Previously occupied by warehouses, the At Mateo site is being developed by L.A.-based Blatteis & Schnur and ASB Real Estate Investments. The companies jointly paid $32.5 million for the property, according to previous reporting by The Real Deal.
In addition to the Soylent-occupied space, At Mateo has another 70,000 square feet of open, creative office space with 15-foot exposed wood ceilings and floor-to-ceiling windows for lease, said a broker familiar with the property.
At Mateo’s opening precedes one of L.A.’s most buzzed-about office projects nearby: the $2 billion, 2.8-million-square-foot mixed-use development dubbed 6AM, which includes a series of mid-rise towers at Sixth and Alameda streets in the Arts District.
Designed by Switzerland-based architecture firm Herzog & de Meuron and developed by Irvine-based SunCal, the buildings will feature 1,305 apartments, 431 condominiums, 412 hotel rooms and 253,514 square feet of offices that will face Alameda Street.
The 14.6-acre property also includes 23,000 square feet of gallery space, 128,000 square feet of retail and restaurants and an as-yet unnamed private or public/private hybrid school, as well as a boutique hotel, according to information released by SunCal.
The property is currently occupied by industrial warehouses that will be razed, and a necessary zoning change is pending with the City of Los Angeles; the three-phase project is slated to begin in 2018 for full completion in 2035.

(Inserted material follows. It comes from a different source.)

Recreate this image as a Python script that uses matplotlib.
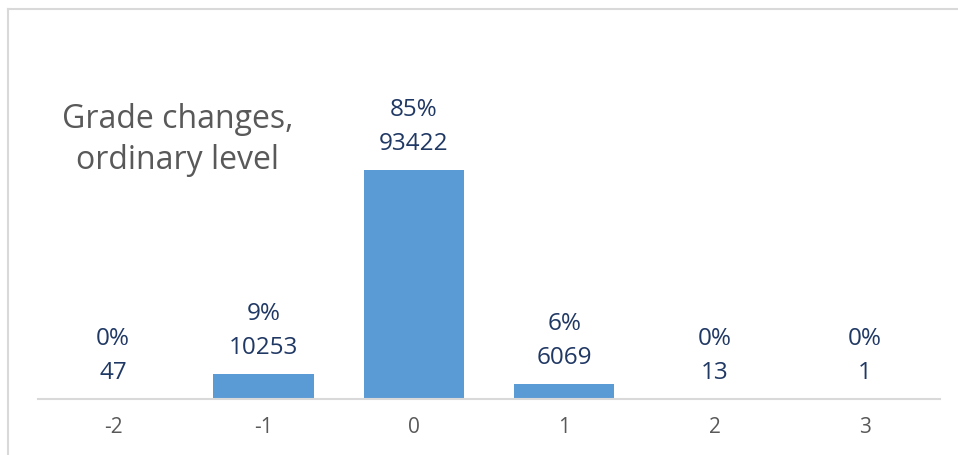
import matplotlib
matplotlib.use('Agg')
import matplotlib.pyplot as plt
from matplotlib.lines import Line2D

grades = ["-2", "-1", "0", "1", "2", "3"]
counts = [47, 10253, 93422, 6069, 13, 1]
title = "Grade changes,\nordinary level"

bar_color = "#5B9BD5"
label_color = "#203864"
gray_text = "#595959"
line_gray = "#D9D9D9"

plt.rcParams['font.family'] = ['Open Sans', 'DejaVu Sans']

fig = plt.figure(figsize=(9.58, 4.55), dpi=100)
ax = fig.add_axes([38 / 958, 56 / 455, 902 / 958, 245 / 455])

total = sum(counts)
xs = list(range(len(grades)))
ax.bar(xs, counts, width=0.667, color=bar_color)

for x, c in zip(xs, counts):
    pct = "%d%%" % round(100.0 * c / total)
    ax.annotate(str(c), xy=(x, c), xytext=(0, 14.4), textcoords='offset points',
                ha='center', va='baseline', fontsize=17.5, color=label_color,
                annotation_clip=False)
    ax.annotate(pct, xy=(x, c), xytext=(0, 39), textcoords='offset points',
                ha='center', va='baseline', fontsize=17.5, color=label_color,
                annotation_clip=False)

ax.set_xlim(-0.5, len(grades) - 0.5)
ax.set_ylim(0, 100000)
ax.set_xticks(xs)
ax.set_xticklabels(grades, fontsize=15, color=gray_text)
ax.tick_params(axis='x', length=0, pad=13)
ax.set_yticks([])
for side in ['top', 'right', 'left']:
    ax.spines[side].set_visible(False)
ax.spines['bottom'].set_color(line_gray)
ax.spines['bottom'].set_linewidth(1.5)

fig.text(178 / 958, 1 - 140 / 455, title, ha='center', va='center',
         fontsize=23, color=gray_text, linespacing=1.3)

# chart border (cropped on right and bottom)
fig.add_artist(Line2D([8 / 958, 1], [1 - 9 / 455, 1 - 9 / 455], color=line_gray, lw=1.5,
                      transform=fig.transFigure))
fig.add_artist(Line2D([8 / 958, 8 / 958], [0, 1 - 9 / 455], color=line_gray, lw=1.5,
                      transform=fig.transFigure))

fig.savefig("out.png", dpi=100)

Another notable mixed-use development that includes office space is 631 Vermont, next to the future Korean American National Museum, which will be built on a city-owned parking lot at the corner of Sixth Street and Vermont Avenue in 2018.
The development will demolish a chain restaurant in favor of a 33-story building with 50,000 square feet of office space, along with 200 hotel rooms, 250 condos and 28,500 square feet devoted to retail and restaurants, according to information provided by developer Jia Long USA. Los Angeles-based architect firm Archeron Group is designing the project, which is slated to begin in late 2017 and conclude by 2020.